The exercise =
Scan the data below and pick out the lines containing the word "this".

Input =
----
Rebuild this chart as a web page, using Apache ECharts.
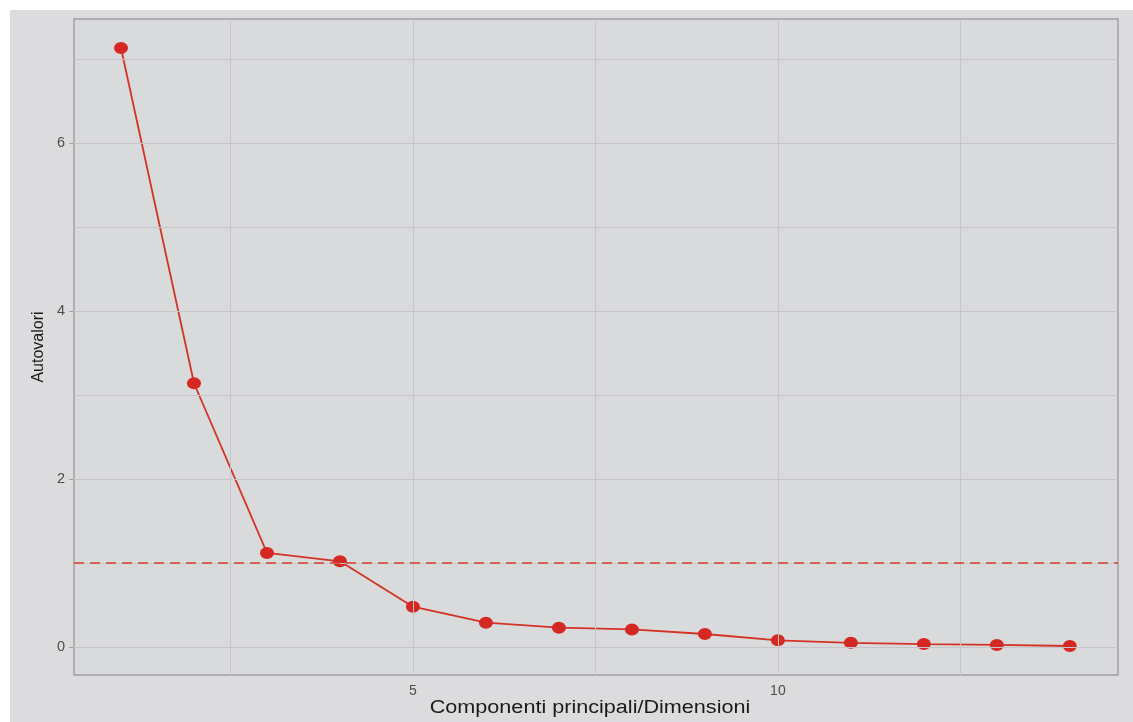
----
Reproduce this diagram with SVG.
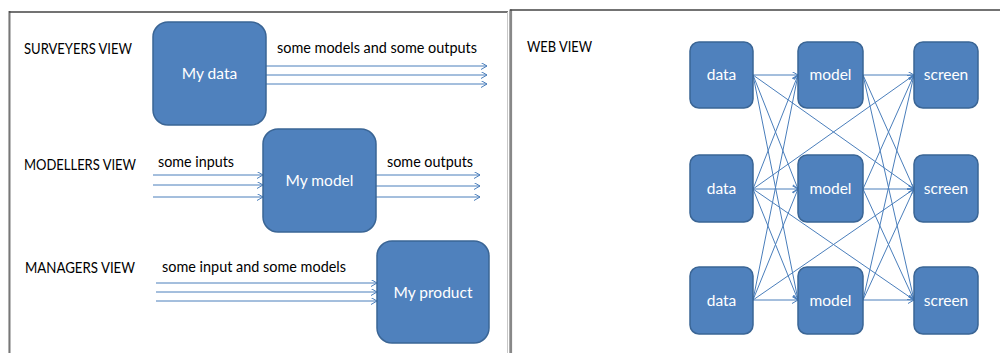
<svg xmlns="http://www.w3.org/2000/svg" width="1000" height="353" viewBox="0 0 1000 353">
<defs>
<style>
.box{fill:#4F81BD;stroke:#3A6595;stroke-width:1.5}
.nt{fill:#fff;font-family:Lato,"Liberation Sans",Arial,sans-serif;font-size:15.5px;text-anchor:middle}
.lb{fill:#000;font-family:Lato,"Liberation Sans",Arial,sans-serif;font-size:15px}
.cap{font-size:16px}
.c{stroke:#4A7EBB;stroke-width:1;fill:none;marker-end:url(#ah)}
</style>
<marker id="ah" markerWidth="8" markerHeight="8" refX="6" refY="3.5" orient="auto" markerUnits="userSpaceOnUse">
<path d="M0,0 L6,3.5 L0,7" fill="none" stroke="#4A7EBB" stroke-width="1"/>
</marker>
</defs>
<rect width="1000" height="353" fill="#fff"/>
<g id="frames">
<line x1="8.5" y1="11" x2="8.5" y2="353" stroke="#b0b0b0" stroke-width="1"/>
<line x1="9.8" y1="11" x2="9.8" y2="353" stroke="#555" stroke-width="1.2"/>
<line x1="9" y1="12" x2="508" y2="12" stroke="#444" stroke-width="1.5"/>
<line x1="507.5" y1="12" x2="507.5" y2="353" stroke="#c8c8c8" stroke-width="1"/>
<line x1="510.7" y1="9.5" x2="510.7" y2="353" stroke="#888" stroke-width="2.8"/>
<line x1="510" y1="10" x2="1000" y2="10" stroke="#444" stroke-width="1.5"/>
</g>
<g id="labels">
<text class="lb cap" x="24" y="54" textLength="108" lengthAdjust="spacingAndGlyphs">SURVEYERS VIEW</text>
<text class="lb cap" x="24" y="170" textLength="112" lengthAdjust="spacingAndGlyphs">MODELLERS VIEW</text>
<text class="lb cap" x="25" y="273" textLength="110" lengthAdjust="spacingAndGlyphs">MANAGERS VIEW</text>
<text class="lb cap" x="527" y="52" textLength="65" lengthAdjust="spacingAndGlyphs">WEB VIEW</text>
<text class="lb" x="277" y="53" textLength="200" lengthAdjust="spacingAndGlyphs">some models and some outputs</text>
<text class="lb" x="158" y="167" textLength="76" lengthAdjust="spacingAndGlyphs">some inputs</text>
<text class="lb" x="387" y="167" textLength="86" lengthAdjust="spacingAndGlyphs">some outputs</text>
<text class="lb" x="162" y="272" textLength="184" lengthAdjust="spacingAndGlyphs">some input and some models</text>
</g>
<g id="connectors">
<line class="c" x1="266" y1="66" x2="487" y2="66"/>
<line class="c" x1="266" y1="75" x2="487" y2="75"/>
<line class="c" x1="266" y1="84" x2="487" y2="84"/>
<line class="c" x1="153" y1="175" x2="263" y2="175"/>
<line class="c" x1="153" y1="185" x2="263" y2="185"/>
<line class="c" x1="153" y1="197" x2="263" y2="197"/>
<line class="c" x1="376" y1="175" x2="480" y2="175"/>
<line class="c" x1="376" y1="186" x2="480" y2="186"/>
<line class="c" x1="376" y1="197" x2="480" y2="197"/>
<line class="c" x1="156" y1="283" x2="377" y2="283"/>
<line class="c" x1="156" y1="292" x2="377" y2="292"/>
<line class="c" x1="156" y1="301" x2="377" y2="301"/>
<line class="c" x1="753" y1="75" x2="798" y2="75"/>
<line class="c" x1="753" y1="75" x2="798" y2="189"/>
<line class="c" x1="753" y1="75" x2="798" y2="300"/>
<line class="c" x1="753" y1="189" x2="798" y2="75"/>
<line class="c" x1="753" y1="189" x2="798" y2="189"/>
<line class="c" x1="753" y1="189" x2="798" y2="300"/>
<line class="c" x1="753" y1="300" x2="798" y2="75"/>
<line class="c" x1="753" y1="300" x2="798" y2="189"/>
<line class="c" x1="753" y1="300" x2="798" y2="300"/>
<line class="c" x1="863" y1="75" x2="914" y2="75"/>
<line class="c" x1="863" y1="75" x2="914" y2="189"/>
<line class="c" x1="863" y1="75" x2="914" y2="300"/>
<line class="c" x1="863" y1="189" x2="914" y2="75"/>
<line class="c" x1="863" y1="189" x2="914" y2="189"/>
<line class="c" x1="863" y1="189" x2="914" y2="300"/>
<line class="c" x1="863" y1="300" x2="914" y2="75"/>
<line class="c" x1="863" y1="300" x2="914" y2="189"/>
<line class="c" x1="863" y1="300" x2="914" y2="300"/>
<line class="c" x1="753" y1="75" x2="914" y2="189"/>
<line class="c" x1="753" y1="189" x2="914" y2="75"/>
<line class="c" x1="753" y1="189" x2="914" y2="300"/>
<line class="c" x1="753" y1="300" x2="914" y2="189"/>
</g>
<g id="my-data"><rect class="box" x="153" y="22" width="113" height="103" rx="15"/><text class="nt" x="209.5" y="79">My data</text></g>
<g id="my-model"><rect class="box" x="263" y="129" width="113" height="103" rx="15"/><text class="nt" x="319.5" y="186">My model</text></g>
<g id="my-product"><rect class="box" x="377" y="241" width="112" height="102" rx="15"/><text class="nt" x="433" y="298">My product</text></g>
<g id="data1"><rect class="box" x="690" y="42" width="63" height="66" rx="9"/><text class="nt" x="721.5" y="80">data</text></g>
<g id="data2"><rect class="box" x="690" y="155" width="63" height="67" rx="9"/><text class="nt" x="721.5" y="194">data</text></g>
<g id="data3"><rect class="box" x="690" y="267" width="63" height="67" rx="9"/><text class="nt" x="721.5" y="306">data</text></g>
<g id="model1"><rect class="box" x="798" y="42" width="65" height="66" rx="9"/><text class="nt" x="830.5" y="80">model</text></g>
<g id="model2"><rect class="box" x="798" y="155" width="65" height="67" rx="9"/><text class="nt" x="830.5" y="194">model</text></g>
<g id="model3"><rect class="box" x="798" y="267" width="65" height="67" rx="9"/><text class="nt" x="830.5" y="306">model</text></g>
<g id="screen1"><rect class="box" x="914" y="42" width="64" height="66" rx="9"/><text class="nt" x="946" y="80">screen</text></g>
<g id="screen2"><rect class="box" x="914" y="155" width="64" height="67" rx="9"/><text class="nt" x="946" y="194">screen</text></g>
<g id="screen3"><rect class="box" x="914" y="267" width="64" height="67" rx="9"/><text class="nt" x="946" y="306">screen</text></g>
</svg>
----
Response =
Rebuild this chart as a web page, using Apache ECharts.
Reproduce this diagram with SVG.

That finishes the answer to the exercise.